Aim: Locate and copy all lines bearing the word "this".

Data for the task:

--------------------------------

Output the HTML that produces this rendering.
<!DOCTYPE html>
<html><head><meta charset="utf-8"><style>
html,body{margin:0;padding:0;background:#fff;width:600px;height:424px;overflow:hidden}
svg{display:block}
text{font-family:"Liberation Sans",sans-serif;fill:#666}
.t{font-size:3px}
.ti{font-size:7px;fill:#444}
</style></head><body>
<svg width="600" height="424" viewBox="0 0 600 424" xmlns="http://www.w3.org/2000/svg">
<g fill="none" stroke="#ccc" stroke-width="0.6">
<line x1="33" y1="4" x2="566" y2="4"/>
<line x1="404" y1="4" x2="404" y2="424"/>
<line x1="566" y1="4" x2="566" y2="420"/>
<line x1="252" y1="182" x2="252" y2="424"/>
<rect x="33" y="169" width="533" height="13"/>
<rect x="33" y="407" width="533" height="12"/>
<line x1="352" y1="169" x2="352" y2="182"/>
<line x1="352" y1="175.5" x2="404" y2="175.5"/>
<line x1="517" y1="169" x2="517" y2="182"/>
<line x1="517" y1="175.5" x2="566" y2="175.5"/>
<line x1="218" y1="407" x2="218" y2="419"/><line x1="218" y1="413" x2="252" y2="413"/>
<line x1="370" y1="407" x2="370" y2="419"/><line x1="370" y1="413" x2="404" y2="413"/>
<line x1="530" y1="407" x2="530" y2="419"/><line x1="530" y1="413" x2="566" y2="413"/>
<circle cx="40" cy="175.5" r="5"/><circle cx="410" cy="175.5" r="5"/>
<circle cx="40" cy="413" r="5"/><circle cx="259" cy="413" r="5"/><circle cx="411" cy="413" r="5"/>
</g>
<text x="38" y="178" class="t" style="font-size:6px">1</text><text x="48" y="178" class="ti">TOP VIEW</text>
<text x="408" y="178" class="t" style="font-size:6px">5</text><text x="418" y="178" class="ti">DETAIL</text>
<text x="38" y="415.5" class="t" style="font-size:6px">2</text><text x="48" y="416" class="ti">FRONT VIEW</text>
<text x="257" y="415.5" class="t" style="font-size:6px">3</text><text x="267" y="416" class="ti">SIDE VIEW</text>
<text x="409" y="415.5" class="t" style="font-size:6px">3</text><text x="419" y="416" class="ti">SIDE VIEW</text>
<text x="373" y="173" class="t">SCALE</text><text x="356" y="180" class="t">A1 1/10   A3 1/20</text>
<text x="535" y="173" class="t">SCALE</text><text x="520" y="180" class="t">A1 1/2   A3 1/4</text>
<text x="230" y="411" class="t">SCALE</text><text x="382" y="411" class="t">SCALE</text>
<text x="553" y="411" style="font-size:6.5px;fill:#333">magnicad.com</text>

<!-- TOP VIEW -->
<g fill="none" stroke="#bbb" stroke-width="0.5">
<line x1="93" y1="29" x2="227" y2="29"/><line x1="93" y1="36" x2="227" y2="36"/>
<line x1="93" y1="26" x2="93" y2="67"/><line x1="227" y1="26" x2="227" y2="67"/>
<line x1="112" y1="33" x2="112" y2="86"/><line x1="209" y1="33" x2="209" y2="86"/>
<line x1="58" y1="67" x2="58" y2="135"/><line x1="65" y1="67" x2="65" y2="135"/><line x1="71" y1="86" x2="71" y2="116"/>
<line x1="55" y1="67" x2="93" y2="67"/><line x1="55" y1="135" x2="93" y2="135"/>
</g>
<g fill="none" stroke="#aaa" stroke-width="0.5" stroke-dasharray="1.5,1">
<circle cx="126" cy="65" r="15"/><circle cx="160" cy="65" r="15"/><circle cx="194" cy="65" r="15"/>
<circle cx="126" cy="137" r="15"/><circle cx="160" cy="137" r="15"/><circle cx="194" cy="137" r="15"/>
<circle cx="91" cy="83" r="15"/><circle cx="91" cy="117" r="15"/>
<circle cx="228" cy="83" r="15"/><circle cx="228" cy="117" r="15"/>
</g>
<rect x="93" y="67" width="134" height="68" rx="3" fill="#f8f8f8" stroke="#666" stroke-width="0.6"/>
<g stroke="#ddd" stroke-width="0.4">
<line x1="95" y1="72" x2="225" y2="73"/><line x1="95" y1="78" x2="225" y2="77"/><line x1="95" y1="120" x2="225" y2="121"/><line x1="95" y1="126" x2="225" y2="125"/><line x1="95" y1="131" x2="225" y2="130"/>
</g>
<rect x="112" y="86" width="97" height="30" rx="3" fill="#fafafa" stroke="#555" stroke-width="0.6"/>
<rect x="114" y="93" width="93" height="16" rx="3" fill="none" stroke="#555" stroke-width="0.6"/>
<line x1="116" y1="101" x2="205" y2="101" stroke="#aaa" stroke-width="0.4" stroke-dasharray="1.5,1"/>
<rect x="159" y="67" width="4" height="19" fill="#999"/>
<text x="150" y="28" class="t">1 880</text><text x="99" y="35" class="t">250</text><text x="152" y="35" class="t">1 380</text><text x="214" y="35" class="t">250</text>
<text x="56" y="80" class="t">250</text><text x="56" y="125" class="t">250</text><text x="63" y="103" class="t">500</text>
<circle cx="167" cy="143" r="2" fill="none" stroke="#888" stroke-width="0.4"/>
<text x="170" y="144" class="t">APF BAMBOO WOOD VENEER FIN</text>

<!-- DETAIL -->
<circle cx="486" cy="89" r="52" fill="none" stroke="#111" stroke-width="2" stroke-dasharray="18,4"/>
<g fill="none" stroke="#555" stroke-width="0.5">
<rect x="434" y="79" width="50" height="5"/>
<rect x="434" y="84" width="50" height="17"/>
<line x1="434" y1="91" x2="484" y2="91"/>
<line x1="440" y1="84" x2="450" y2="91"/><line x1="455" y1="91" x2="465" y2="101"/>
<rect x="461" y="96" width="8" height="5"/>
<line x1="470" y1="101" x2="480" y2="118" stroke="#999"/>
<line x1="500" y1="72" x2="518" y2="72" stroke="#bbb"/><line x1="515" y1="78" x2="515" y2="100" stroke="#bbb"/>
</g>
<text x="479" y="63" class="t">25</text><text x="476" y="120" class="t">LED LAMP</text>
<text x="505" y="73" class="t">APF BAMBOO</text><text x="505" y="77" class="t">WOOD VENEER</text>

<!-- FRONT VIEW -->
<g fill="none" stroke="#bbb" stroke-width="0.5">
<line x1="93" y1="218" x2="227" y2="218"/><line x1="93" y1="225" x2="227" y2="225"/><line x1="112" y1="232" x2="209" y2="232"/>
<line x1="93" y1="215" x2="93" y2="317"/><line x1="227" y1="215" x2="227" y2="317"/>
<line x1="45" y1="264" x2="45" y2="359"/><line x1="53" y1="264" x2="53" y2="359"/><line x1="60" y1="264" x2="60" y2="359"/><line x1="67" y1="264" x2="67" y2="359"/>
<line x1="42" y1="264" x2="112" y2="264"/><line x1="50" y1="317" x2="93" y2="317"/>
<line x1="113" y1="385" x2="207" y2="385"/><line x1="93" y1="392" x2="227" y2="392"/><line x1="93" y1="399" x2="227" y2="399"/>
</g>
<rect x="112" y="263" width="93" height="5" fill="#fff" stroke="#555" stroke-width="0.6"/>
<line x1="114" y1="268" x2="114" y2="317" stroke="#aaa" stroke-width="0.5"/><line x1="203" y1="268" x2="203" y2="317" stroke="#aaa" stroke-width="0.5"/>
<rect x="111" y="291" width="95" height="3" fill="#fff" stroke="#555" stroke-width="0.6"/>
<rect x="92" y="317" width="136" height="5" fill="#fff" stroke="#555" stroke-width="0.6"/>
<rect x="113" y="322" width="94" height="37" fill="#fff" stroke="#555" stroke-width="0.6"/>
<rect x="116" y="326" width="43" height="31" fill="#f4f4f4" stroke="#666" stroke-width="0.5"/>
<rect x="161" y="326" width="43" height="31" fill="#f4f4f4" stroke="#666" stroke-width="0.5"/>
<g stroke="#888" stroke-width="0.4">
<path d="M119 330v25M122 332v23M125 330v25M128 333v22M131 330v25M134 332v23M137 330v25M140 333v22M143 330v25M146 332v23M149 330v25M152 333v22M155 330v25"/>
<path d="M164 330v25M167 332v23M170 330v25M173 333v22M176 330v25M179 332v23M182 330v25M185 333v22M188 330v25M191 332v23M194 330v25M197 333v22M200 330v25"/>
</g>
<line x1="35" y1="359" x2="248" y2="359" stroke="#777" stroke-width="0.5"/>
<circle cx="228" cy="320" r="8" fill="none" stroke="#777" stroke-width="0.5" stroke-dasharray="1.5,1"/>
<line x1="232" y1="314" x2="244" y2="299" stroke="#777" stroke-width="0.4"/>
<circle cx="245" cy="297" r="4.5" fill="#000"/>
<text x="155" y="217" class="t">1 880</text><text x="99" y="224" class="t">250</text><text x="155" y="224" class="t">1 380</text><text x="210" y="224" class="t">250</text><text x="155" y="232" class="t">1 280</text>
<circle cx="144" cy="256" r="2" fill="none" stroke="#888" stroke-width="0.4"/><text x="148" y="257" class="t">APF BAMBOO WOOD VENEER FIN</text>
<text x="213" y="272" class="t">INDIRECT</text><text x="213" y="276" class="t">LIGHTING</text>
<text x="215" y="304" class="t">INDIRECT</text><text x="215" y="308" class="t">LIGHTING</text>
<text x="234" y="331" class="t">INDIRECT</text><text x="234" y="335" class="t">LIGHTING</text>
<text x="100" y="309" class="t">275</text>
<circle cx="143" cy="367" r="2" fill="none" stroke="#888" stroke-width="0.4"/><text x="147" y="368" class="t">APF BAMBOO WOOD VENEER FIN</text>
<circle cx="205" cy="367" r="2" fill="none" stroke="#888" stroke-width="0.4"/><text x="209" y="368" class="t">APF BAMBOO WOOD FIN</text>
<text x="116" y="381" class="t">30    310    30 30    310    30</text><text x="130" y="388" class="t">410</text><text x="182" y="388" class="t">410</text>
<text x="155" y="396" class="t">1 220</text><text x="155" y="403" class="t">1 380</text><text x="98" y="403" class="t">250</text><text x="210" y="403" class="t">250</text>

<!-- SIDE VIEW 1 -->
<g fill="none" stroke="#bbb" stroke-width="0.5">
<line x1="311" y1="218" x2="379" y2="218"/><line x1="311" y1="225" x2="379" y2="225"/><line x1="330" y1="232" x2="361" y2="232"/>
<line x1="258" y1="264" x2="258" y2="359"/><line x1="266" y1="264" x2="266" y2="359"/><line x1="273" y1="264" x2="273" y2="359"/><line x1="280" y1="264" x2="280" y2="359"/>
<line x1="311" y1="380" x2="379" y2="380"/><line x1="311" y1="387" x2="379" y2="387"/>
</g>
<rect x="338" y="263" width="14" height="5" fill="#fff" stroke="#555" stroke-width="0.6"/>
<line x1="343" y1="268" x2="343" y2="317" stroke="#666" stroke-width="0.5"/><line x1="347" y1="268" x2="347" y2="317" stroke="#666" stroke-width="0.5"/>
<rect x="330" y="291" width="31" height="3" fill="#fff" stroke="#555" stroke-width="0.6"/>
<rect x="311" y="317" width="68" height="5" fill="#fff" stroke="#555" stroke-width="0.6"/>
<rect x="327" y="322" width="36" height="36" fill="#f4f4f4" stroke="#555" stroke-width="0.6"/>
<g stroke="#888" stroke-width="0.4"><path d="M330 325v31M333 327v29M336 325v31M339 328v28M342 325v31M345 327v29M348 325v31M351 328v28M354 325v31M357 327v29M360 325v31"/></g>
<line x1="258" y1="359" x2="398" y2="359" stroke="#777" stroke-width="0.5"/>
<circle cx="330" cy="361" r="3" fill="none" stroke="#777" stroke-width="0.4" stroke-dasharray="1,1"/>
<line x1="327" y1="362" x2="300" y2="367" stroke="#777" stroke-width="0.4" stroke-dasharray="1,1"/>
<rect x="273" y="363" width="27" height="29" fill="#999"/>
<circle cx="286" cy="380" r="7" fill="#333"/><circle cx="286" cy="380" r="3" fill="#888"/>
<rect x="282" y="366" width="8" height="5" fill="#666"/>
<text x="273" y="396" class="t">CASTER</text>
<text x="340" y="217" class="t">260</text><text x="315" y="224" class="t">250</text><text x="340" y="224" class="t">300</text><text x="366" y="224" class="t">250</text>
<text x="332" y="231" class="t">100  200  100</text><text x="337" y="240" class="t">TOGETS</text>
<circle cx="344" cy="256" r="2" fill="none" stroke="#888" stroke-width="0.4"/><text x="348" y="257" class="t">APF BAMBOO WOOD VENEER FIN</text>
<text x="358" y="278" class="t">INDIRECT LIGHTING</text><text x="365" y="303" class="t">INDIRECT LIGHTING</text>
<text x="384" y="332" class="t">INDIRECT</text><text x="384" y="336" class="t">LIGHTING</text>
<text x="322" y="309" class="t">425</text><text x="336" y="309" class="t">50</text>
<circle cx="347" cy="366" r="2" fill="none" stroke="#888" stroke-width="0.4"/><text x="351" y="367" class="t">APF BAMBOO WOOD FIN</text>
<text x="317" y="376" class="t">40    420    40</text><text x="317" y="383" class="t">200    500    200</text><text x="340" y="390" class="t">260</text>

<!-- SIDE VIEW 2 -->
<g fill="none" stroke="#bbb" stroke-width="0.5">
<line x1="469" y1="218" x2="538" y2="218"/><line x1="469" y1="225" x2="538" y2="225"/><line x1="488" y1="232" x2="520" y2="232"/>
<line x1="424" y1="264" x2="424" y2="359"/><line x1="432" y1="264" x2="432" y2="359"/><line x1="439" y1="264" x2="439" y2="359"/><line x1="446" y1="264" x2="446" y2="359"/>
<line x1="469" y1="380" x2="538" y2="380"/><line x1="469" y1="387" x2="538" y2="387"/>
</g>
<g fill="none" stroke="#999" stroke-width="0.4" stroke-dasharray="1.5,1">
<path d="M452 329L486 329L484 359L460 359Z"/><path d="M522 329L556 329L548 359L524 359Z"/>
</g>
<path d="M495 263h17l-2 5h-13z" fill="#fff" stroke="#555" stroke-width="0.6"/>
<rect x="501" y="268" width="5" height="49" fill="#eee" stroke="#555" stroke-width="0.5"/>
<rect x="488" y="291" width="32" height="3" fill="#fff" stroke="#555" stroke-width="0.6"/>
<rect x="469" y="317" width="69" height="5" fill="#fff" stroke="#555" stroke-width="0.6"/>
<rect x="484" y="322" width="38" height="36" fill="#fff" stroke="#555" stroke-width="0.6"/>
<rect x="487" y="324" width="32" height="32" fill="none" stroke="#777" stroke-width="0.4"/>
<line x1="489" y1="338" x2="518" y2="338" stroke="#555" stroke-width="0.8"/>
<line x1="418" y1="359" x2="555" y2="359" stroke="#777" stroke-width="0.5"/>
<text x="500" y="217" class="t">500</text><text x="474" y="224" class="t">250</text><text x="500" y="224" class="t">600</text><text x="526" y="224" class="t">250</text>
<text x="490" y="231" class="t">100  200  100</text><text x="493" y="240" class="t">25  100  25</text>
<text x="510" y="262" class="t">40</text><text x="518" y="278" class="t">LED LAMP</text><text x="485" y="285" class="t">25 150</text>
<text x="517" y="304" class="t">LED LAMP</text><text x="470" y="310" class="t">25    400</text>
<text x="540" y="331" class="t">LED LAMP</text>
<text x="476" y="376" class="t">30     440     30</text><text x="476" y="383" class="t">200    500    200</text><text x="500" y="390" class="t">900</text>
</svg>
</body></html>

--------------------------------

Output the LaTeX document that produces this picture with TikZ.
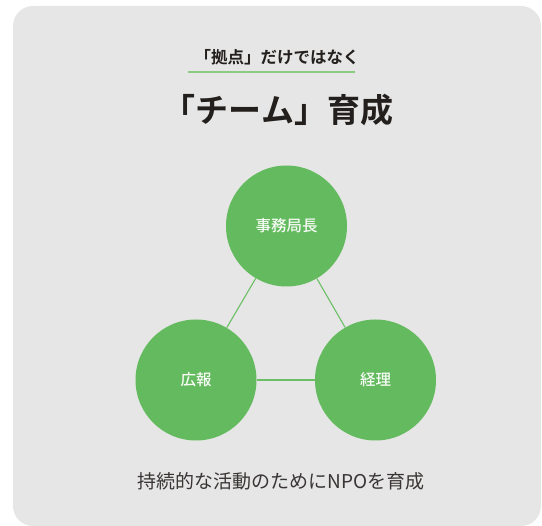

--------------------------------

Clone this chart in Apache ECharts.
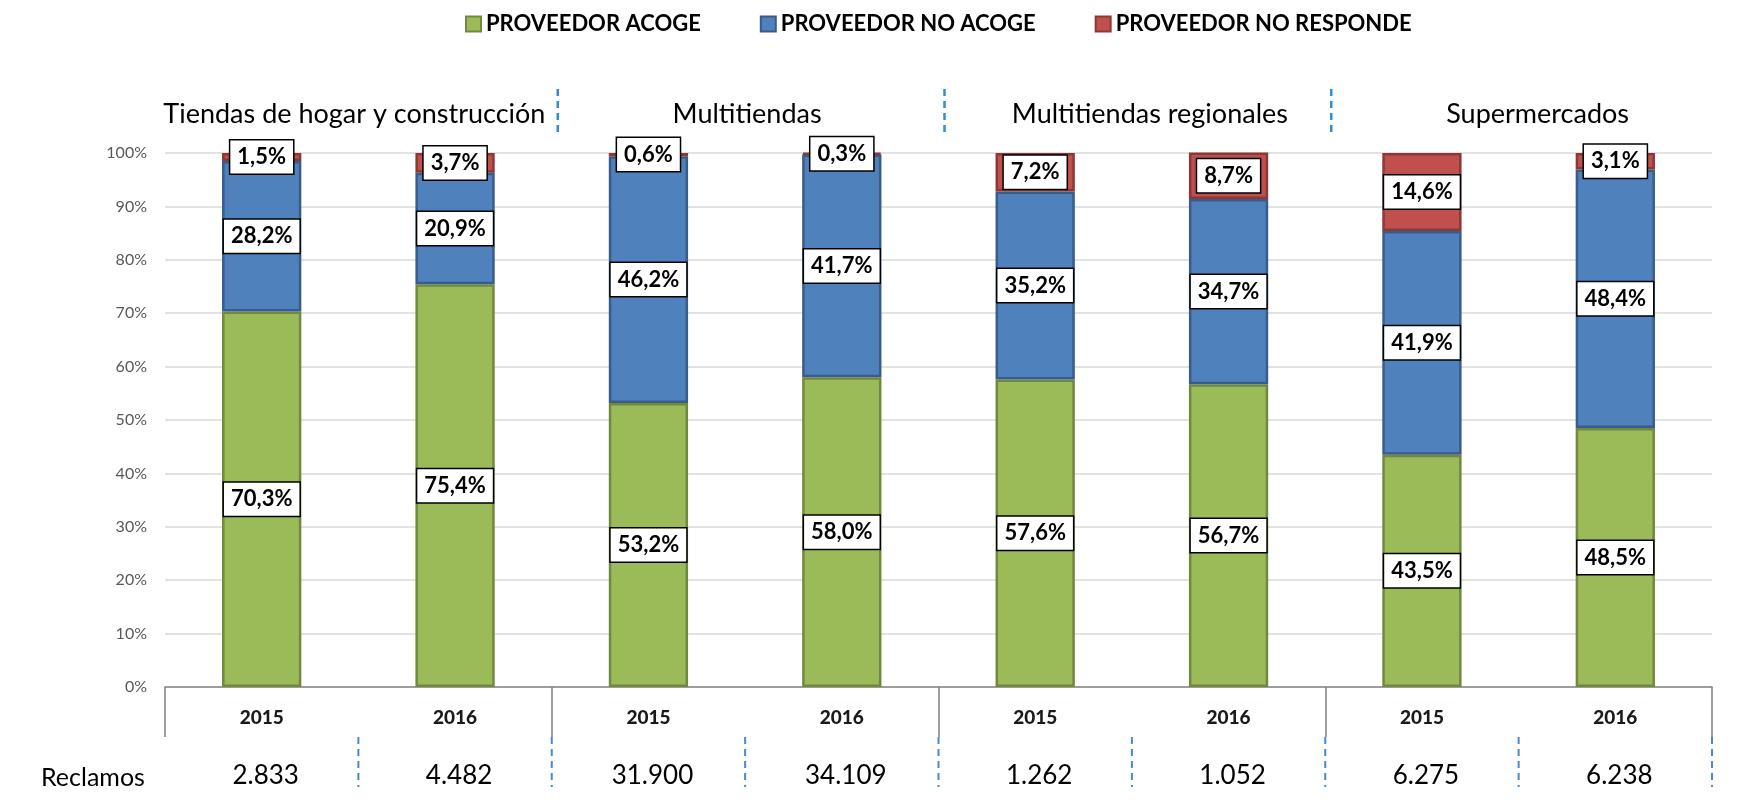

--------------------------------

Answer below:
Output the HTML that produces this rendering.
Output the LaTeX document that produces this picture with TikZ.
Clone this chart in Apache ECharts.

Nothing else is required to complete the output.